I think my biggest problem with Gawkerism writ large (as a longtime Deadspin fanboy, frequent commenter, and much less frequent contributor) is that after the dismissiveness and wanking, they and the media ecosystem they created rarely get around to actual substance. OK, you've sufficiently ripped Yglesias and disproven his worldview and philosophy. Now tell me what you believe, and defend it as better than what you've mocked.
If a writer/outlet can't do that - either because they have no real thought or convictions beyond making fun of specific people, or because they're afraid to put their own thoughts up for the kind of public scrutiny they're dishing out - it's not worth any reader's time, money, or energy.
I think that the critique of Gawkerspeak in this article is largely correct, but the essay in question is too mediocre to really serve as an example. Gawkerspeak is often better as prose, and there are plenty of good lefty critiques of Yglesias and what he stands for.
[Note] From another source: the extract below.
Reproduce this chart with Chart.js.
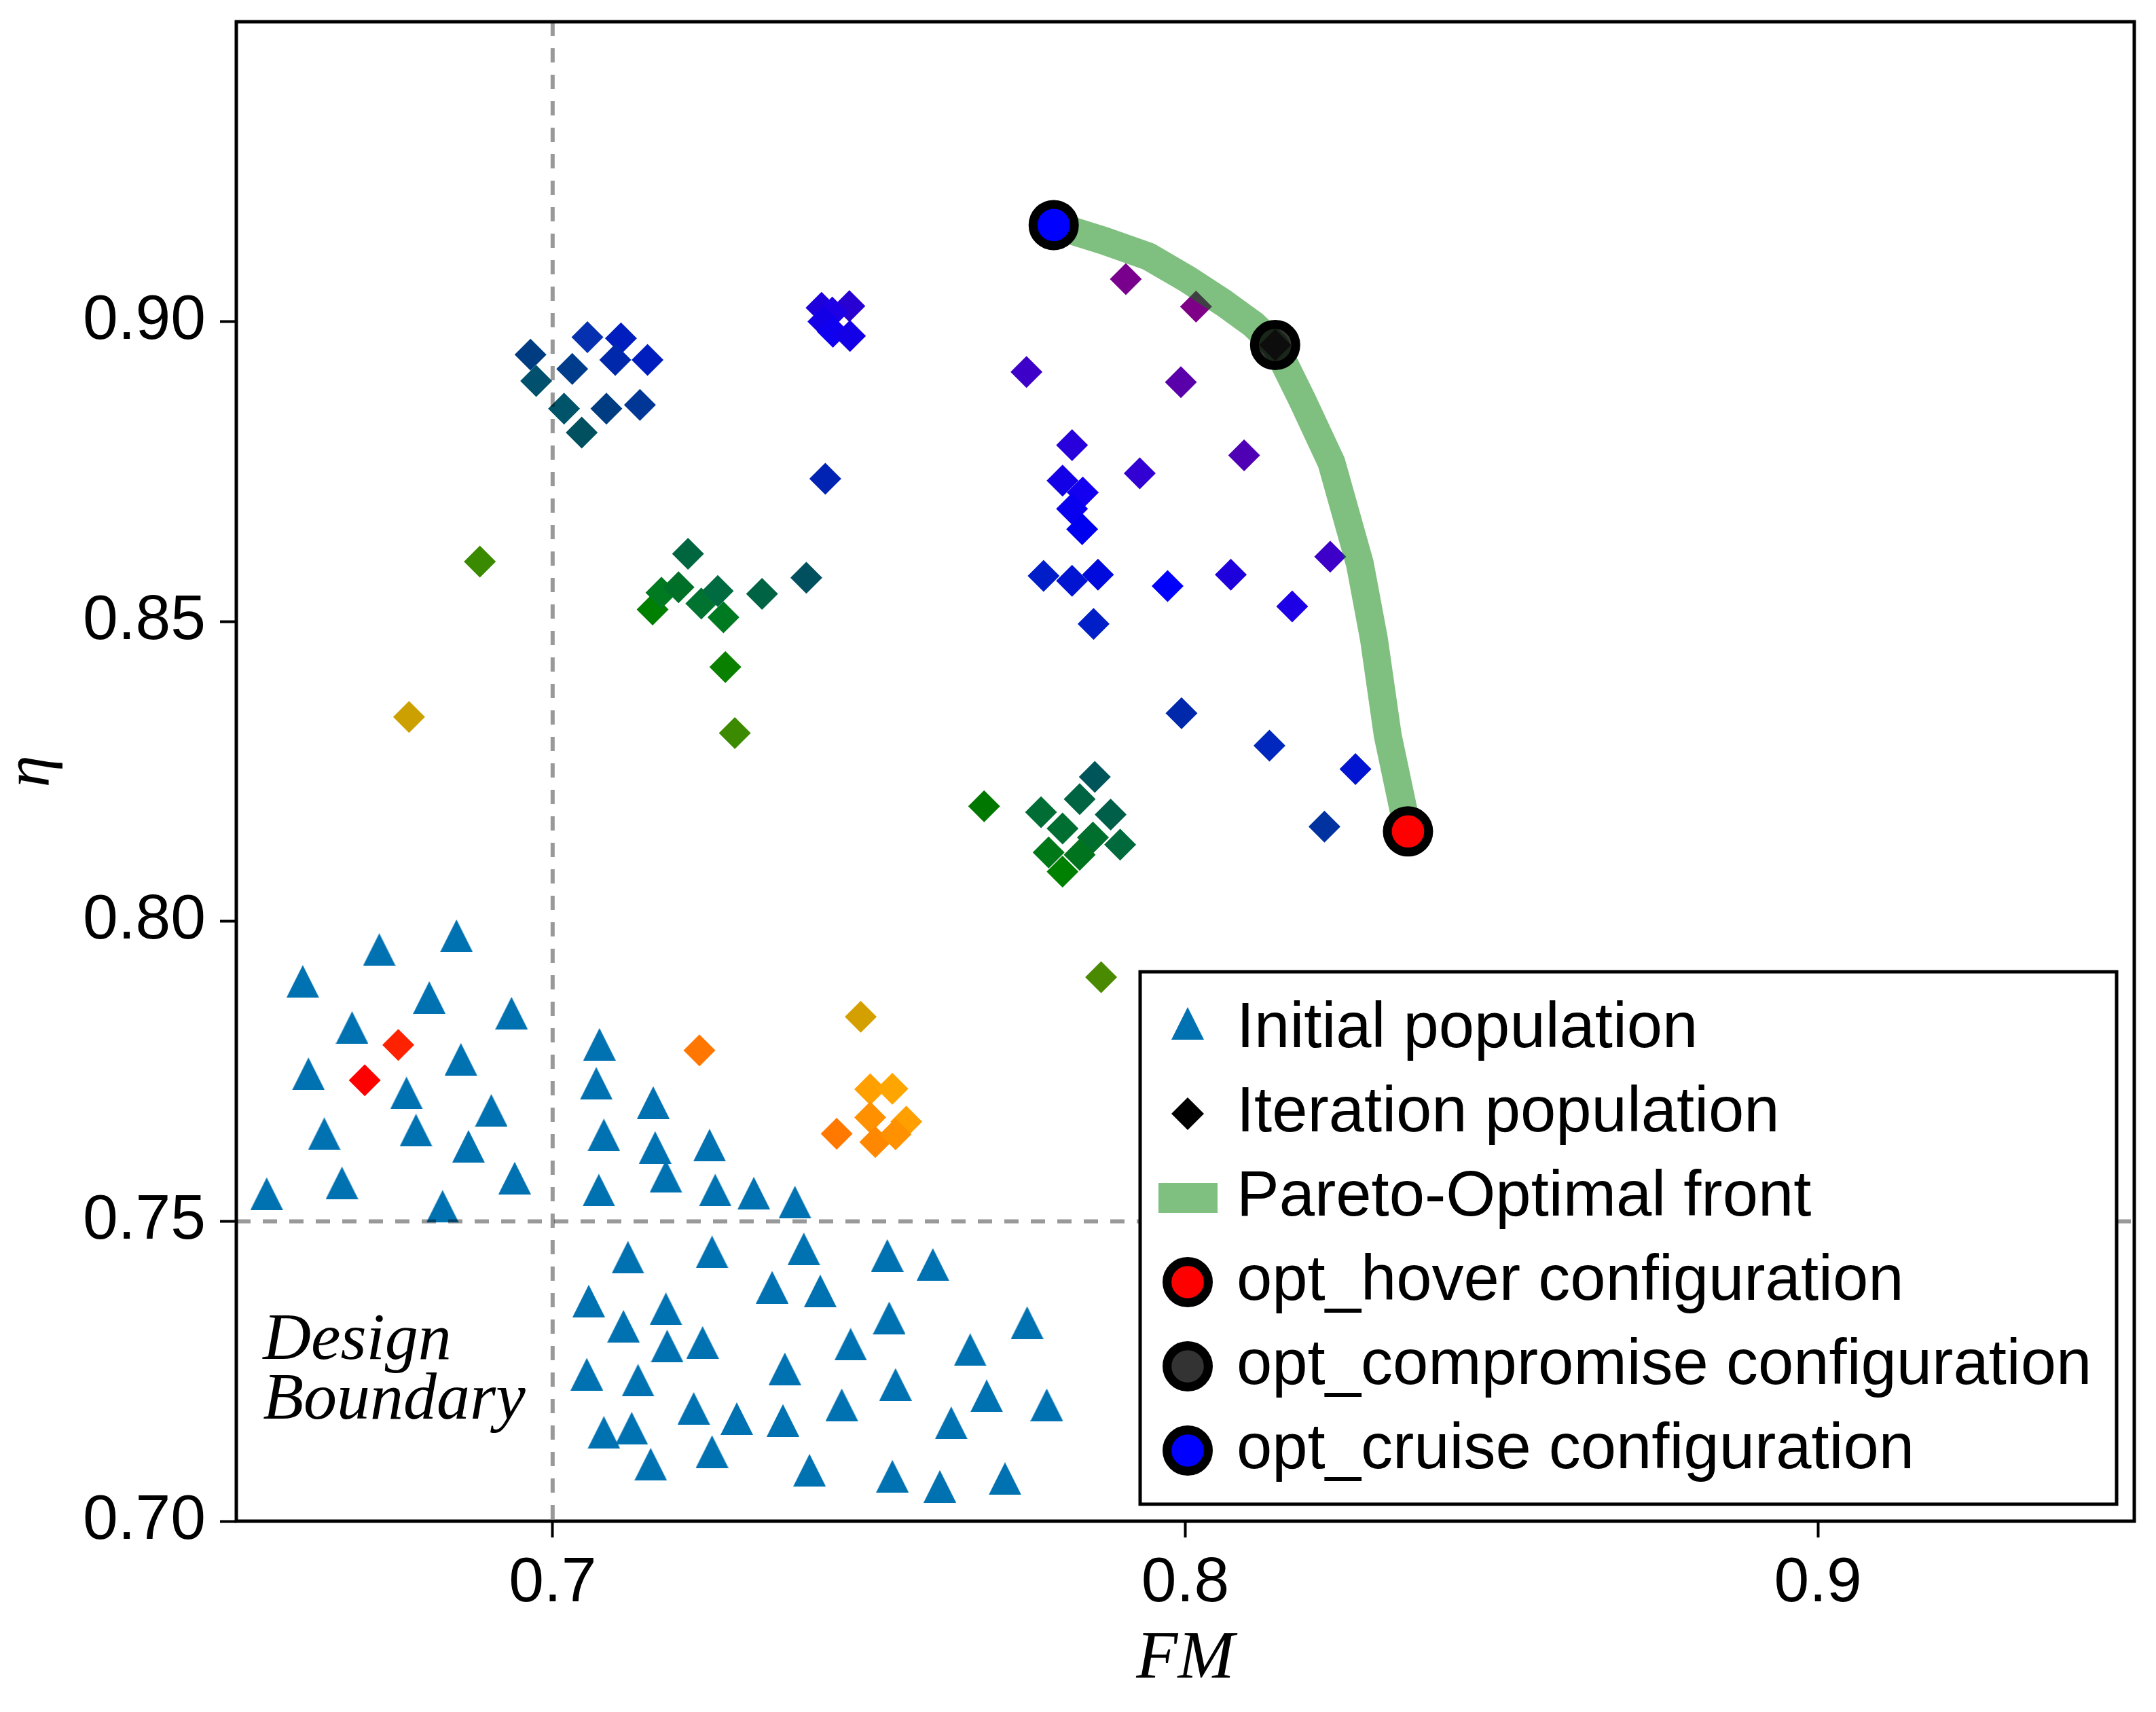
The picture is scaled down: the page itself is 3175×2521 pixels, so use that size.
<!DOCTYPE html>
<html>
<head>
<meta charset="utf-8">
<script src="https://cdn.jsdelivr.net/npm/chart.js@4.4.1/dist/chart.umd.min.js"></script>
<style>
  html, body { margin: 0; padding: 0; background: #fff; }
  #wrap { width: 3175px; height: 2521px; }
</style>
</head>
<body>
<div id="wrap"><canvas id="myChart" width="3175" height="2521"></canvas></div>
<script>
// Population initiale (triangles)
const initFM = [
  0.6848, 0.6726, 0.6605, 0.6805, 0.6935, 0.6683, 0.6855, 0.6614, 0.6769, 0.6903,
  0.6784, 0.6639, 0.6867, 0.6940, 0.6667, 0.6548, 0.6826,
  0.7074, 0.7069, 0.7159, 0.7081, 0.7162, 0.7248, 0.7179, 0.7073, 0.7257, 0.7318, 0.7383,
  0.7119, 0.7252, 0.7397, 0.7529, 0.7601, 0.7057, 0.7347, 0.7423, 0.7179, 0.7112,
  0.7532, 0.7750, 0.7181, 0.7237, 0.7471, 0.7660, 0.7054, 0.7367, 0.7135, 0.7542,
  0.7457, 0.7686, 0.7781, 0.7223, 0.7291, 0.7364, 0.7630, 0.7081, 0.7125, 0.7252,
  0.7155, 0.7406, 0.7537, 0.7612, 0.7715
];
const initEta = [
  0.7976, 0.7953, 0.7900, 0.7873, 0.7847, 0.7823, 0.7770, 0.7746, 0.7714, 0.7685,
  0.7652, 0.7646, 0.7625, 0.7572, 0.7564, 0.7546, 0.7525,
  0.7795, 0.7730, 0.7698, 0.7644, 0.7623, 0.7627, 0.7575, 0.7552, 0.7552, 0.7547, 0.7532,
  0.7440, 0.7449, 0.7454, 0.7443, 0.7428, 0.7367, 0.7390, 0.7384, 0.7354, 0.7325,
  0.7339, 0.7331, 0.7292, 0.7298, 0.7295, 0.7286, 0.7245, 0.7254, 0.7235, 0.7228,
  0.7194, 0.7209, 0.7194, 0.7188, 0.7171, 0.7168, 0.7164, 0.7148, 0.7155, 0.7116,
  0.7095, 0.7085, 0.7075, 0.7058, 0.7071
];

// Population des itérations (losanges), couleur = itération
const iterFM = [
  0.6756, 0.6703, 0.7232, 0.7487,
  0.7502, 0.7537, 0.7502, 0.7559, 0.7449, 0.7510, 0.7542,
  0.6773, 0.6885, 0.7288, 0.7867,
  0.7273, 0.7158, 0.7172, 0.7199, 0.7235, 0.7270, 0.7261, 0.7214, 0.7331, 0.7401,
  0.7682, 0.7857, 0.7833, 0.7772, 0.7882, 0.7806, 0.7854, 0.7897, 0.7784, 0.7833, 0.7806,
  0.6965, 0.7031, 0.6974, 0.7018, 0.7046, 0.7085, 0.7138, 0.7055, 0.7108, 0.7099, 0.7150,
  0.7431, 0.7994, 0.8133, 0.8269, 0.8220, 0.7776, 0.7821, 0.7862, 0.7855,
  0.7972, 0.8072, 0.8169, 0.7821, 0.7928, 0.7806, 0.7838, 0.7821, 0.7837,
  0.7425, 0.7469, 0.7442, 0.7428, 0.7443, 0.7470,
  0.7749, 0.7993, 0.8093, 0.8229, 0.7906, 0.8017, 0.8142
];
const iterEta = [
  0.7794, 0.7735, 0.7785, 0.7841,
  0.7720, 0.7721, 0.7673, 0.7666, 0.7646, 0.7632, 0.7645,
  0.8341, 0.8600, 0.8314, 0.7907,
  0.8424, 0.8520, 0.8548, 0.8557, 0.8530, 0.8507, 0.8551, 0.8613, 0.8546, 0.8573,
  0.8192, 0.8241, 0.8204, 0.8182, 0.8178, 0.8155, 0.8140, 0.8128, 0.8115, 0.8111, 0.8083,
  0.8945, 0.8921, 0.8901, 0.8855, 0.8815, 0.8855, 0.8861, 0.8974, 0.8972, 0.8936, 0.8936,
  0.8738, 0.8347, 0.8293, 0.8254, 0.8158, 0.8576, 0.8568, 0.8578, 0.8496,
  0.8559, 0.8578, 0.8525, 0.8794, 0.8747, 0.8735, 0.8715, 0.8688, 0.8654,
  0.9023, 0.9026, 0.9015, 0.9000, 0.8983, 0.8976,
  0.8916, 0.8899, 0.8777, 0.8608, 0.9071, 0.9025, 0.8961
];
const iterColors = [
  '#ff2200', '#ff0000', '#ff7700', '#d4a000',
  '#ffa000', '#ffa500', '#ff9000', '#ffa000', '#ff7800', '#ff8800', '#ff9000',
  '#cca000', '#3a8a00', '#3c8a00', '#4a8a00',
  '#0a8000', '#008000', '#007a20', '#007028', '#007330', '#007a20', '#006a40', '#006640', '#006444', '#005060',
  '#007800', '#00555a', '#006442', '#006e34', '#005f48', '#006e30', '#006e2c', '#006a3c', '#007818', '#00731e', '#008000',
  '#003c82', '#003c8c', '#00506e', '#00546a', '#00505f', '#003c82', '#003696', '#0530b0', '#001ebe', '#0028aa', '#001ebe',
  '#0023b4', '#0028aa', '#0028be', '#0014d2', '#0032a0', '#001ec8', '#0014d2', '#000adc', '#001ec8',
  '#0000ff', '#1e00dc', '#1e00e6', '#2800dc', '#3200d2', '#1400e6', '#1400f0', '#0a00f0', '#0000f0',
  '#1e00dc', '#2800d2', '#1e00e6', '#1400e6', '#1000f0', '#1400e6',
  '#3c00c8', '#5a00aa', '#5000b4', '#3c00c8', '#78008c', '#7d0087', '#800080'
];

// Front de Pareto
const paretoFM = [0.7792, 0.7871, 0.7941, 0.8003, 0.8061, 0.8108, 0.8142, 0.8185, 0.8231, 0.8276, 0.8298, 0.8320, 0.8352];
const paretoEta = [0.9161, 0.9135, 0.9109, 0.9071, 0.9031, 0.8995, 0.8961, 0.8869, 0.8765, 0.8596, 0.8472, 0.8310, 0.8150];

// Configurations optimales
const hoverFM = [0.8352], hoverEta = [0.8150];
const compromiseFM = [0.8142], compromiseEta = [0.8961];
const cruiseFM = [0.7792], cruiseEta = [0.9161];

// Limites de conception
const designFM = 0.7;
const designEta = 0.75;
const designText = ['Design', 'Boundary'];
const designTextFM = 0.6542;
const designTextEta = [0.7271, 0.7171];

// Axes
const xTicks = [0.7, 0.8, 0.9];
const xTickLabels = ['0.7', '0.8', '0.9'];
const yTicks = [0.70, 0.75, 0.80, 0.85, 0.90];
const yTickLabels = ['0.70', '0.75', '0.80', '0.85', '0.90'];

const toPoints = (xs, ys) => xs.map((x, i) => ({x: x, y: ys[i]}));

const TRI_BLUE = '#0072b2';
const PARETO_GREEN = 'rgba(0,128,0,0.5)';

// triangle isocèle (comme le marqueur de Makie)
function triangleSprite(size, color) {
    const c = document.createElement('canvas');
    c.width = size; c.height = size;
    const g = c.getContext('2d');
    g.fillStyle = color;
    g.beginPath();
    g.moveTo(size / 2, 0);
    g.lineTo(size, size);
    g.lineTo(0, size);
    g.closePath();
    g.fill();
    return c;
}
const triSprite = triangleSprite(48, TRI_BLUE);

const legendItems = [
    {label: 'Initial population', kind: 'tri'},
    {label: 'Iteration population', kind: 'diamond'},
    {label: 'Pareto-Optimal front', kind: 'line'},
    {label: 'opt_hover configuration', kind: 'circle', fill: '#ff0000'},
    {label: 'opt_compromise configuration', kind: 'circle', fill: 'rgba(0,0,0,0.8)'},
    {label: 'opt_cruise configuration', kind: 'circle', fill: '#0000ff'}
];

// lignes pointillées, cadre, texte et légende
const decorations = {
    id: 'decorations',
    afterDatasetsDraw(chart) {
        const {ctx, chartArea: a, scales: {x, y}} = chart;
        ctx.save();

        ctx.strokeStyle = 'rgba(0,0,0,0.4)';
        ctx.lineWidth = 6;
        ctx.setLineDash([21, 18]);
        const bx = x.getPixelForValue(designFM);
        const by = y.getPixelForValue(designEta);
        ctx.beginPath(); ctx.moveTo(bx, a.top); ctx.lineTo(bx, a.bottom); ctx.stroke();
        ctx.beginPath(); ctx.moveTo(a.left, by); ctx.lineTo(a.right, by); ctx.stroke();
        ctx.setLineDash([]);

        ctx.strokeStyle = '#000';
        ctx.lineWidth = 5;
        ctx.strokeRect(a.left, a.top, a.right - a.left, a.bottom - a.top);

        ctx.fillStyle = '#000';
        ctx.font = 'italic 98px "Liberation Serif"';
        ctx.textAlign = 'left';
        ctx.textBaseline = 'alphabetic';
        designText.forEach((t, i) => {
            ctx.fillText(t, x.getPixelForValue(designTextFM), y.getPixelForValue(designTextEta[i]));
        });

        // légende
        const L = {left: 1679, top: 1431, right: 3117, bottom: 2215};
        ctx.fillStyle = '#fff';
        ctx.fillRect(L.left, L.top, L.right - L.left, L.bottom - L.top);
        ctx.lineWidth = 5;
        ctx.strokeStyle = '#000';
        ctx.strokeRect(L.left, L.top, L.right - L.left, L.bottom - L.top);

        const sx = 1749, tx = 1821;
        ctx.font = '94px "Liberation Sans"';
        ctx.textBaseline = 'middle';
        legendItems.forEach((it, i) => {
            const ry = 1516 + i * 124;
            if (it.kind === 'tri') {
                ctx.drawImage(triSprite, sx - 24, ry - 33, 48, 48);
            } else if (it.kind === 'diamond') {
                ctx.fillStyle = '#000';
                ctx.beginPath();
                ctx.moveTo(sx, ry - 24); ctx.lineTo(sx + 24, ry);
                ctx.lineTo(sx, ry + 24); ctx.lineTo(sx - 24, ry);
                ctx.closePath(); ctx.fill();
            } else if (it.kind === 'line') {
                ctx.fillStyle = PARETO_GREEN;
                ctx.fillRect(sx - 43, ry - 22, 87, 44);
            } else {
                ctx.beginPath();
                ctx.arc(sx, ry, 30.4, 0, Math.PI * 2);
                ctx.fillStyle = '#fff';
                ctx.fill();
                ctx.fillStyle = it.fill;
                ctx.fill();
                ctx.lineWidth = 13.2;
                ctx.strokeStyle = '#000';
                ctx.stroke();
            }
            ctx.fillStyle = '#000';
            ctx.fillText(it.label, tx, ry);
        });

        ctx.restore();
    }
};

Chart.defaults.font.family = '"Liberation Sans", Arial, sans-serif';
Chart.defaults.color = '#000';

// pas de marge automatique autour des axes : la zone du graphique est fixée
function noPadding(s) {
    s.paddingTop = 0;
    s.paddingBottom = 0;
    s.paddingLeft = 0;
    s.paddingRight = 0;
}

const ctx = document.getElementById('myChart').getContext('2d');

function optDataset(label, xs, ys, fill) {
    return {
        label: label,
        data: toPoints(xs, ys),
        pointStyle: 'circle',
        pointRadius: 30.4,
        pointBackgroundColor: fill,
        pointBorderColor: '#000',
        pointBorderWidth: 13.2,
        order: 0
    };
}

const myChart = new Chart(ctx, {
    type: 'scatter',
    data: {
        datasets: [
            optDataset('opt_hover configuration', hoverFM, hoverEta, '#ff0000'),
            optDataset('opt_compromise configuration', compromiseFM, compromiseEta, 'rgba(0,0,0,0.8)'),
            optDataset('opt_cruise configuration', cruiseFM, cruiseEta, '#0000ff'),
            {
                label: 'Pareto-Optimal front',
                data: toPoints(paretoFM, paretoEta),
                showLine: true,
                borderColor: PARETO_GREEN,
                borderWidth: 41,
                borderJoinStyle: 'round',
                pointRadius: 0,
                fill: false,
                tension: 0,
                order: 1
            },
            {
                label: 'Iteration population',
                data: toPoints(iterFM, iterEta),
                pointStyle: 'rectRot',
                pointRadius: 23.5,
                pointBackgroundColor: iterColors,
                pointBorderWidth: 0,
                order: 2
            },
            {
                label: 'Initial population',
                data: toPoints(initFM, initEta),
                pointStyle: triSprite,
                pointRadius: 24,
                order: 3
            }
        ]
    },
    options: {
        responsive: false,
        devicePixelRatio: 1,
        animation: false,
        events: [],
        layout: {autoPadding: false, padding: {left: 0, right: 32, top: 32, bottom: 0}},
        plugins: {legend: {display: false}, tooltip: {enabled: false}},
        scales: {
            x: {
                type: 'linear',
                min: 0.65,
                max: 0.95,
                afterBuildTicks: s => { s.ticks = xTicks.map(v => ({value: v})); },
                afterFit: s => { s.height = 281; noPadding(s); },
                border: {display: false},
                grid: {drawOnChartArea: false, drawTicks: true, tickLength: 24, tickWidth: 4, tickColor: '#000'},
                ticks: {
                    font: {size: 93},
                    color: '#000',
                    padding: 13,
                    autoSkip: false,
                    maxRotation: 0,
                    callback: (v, i) => xTickLabels[i]
                },
                title: {
                    display: true,
                    text: 'FM',
                    color: '#000',
                    font: {family: '"Liberation Serif"', style: 'italic', size: 100, lineHeight: 1},
                    padding: {top: 0, bottom: 27}
                }
            },
            y: {
                type: 'linear',
                min: 0.70,
                max: 0.95,
                afterBuildTicks: s => { s.ticks = yTicks.map(v => ({value: v})); },
                afterFit: s => { s.width = 348; noPadding(s); },
                border: {display: false},
                grid: {drawOnChartArea: false, drawTicks: true, tickLength: 24, tickWidth: 4, tickColor: '#000'},
                ticks: {
                    font: {size: 93},
                    color: '#000',
                    padding: 21,
                    autoSkip: false,
                    callback: (v, i) => yTickLabels[i]
                },
                title: {
                    display: true,
                    text: 'η',
                    color: '#000',
                    font: {family: '"Liberation Serif"', style: 'italic', size: 95, lineHeight: 1},
                    padding: {top: 0, bottom: 0}
                }
            }
        }
    },
    plugins: [decorations]
});
</script>
</body>
</html>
Here the prose is terrible partly because the argument is half-baked: he's not an economist but he's completely sure that there'd be no political problem with minting the platinum coin because money is just made up, or something like that. He makes the rhetorical move of assuming his audience doesn't need to be persuaded of far-left position and that it also agrees that the far-left position is a political winner and that the only thing between us and utopia is spineless corrupt liberals. This is a bad way to talk about gender or policing, but it is especially annoying when applied to a technical economic matter the author doesn't know much about. One reason the article is so bad is that it was clearly written much too quickly - a funny problem in a critique of Matt Yglesias.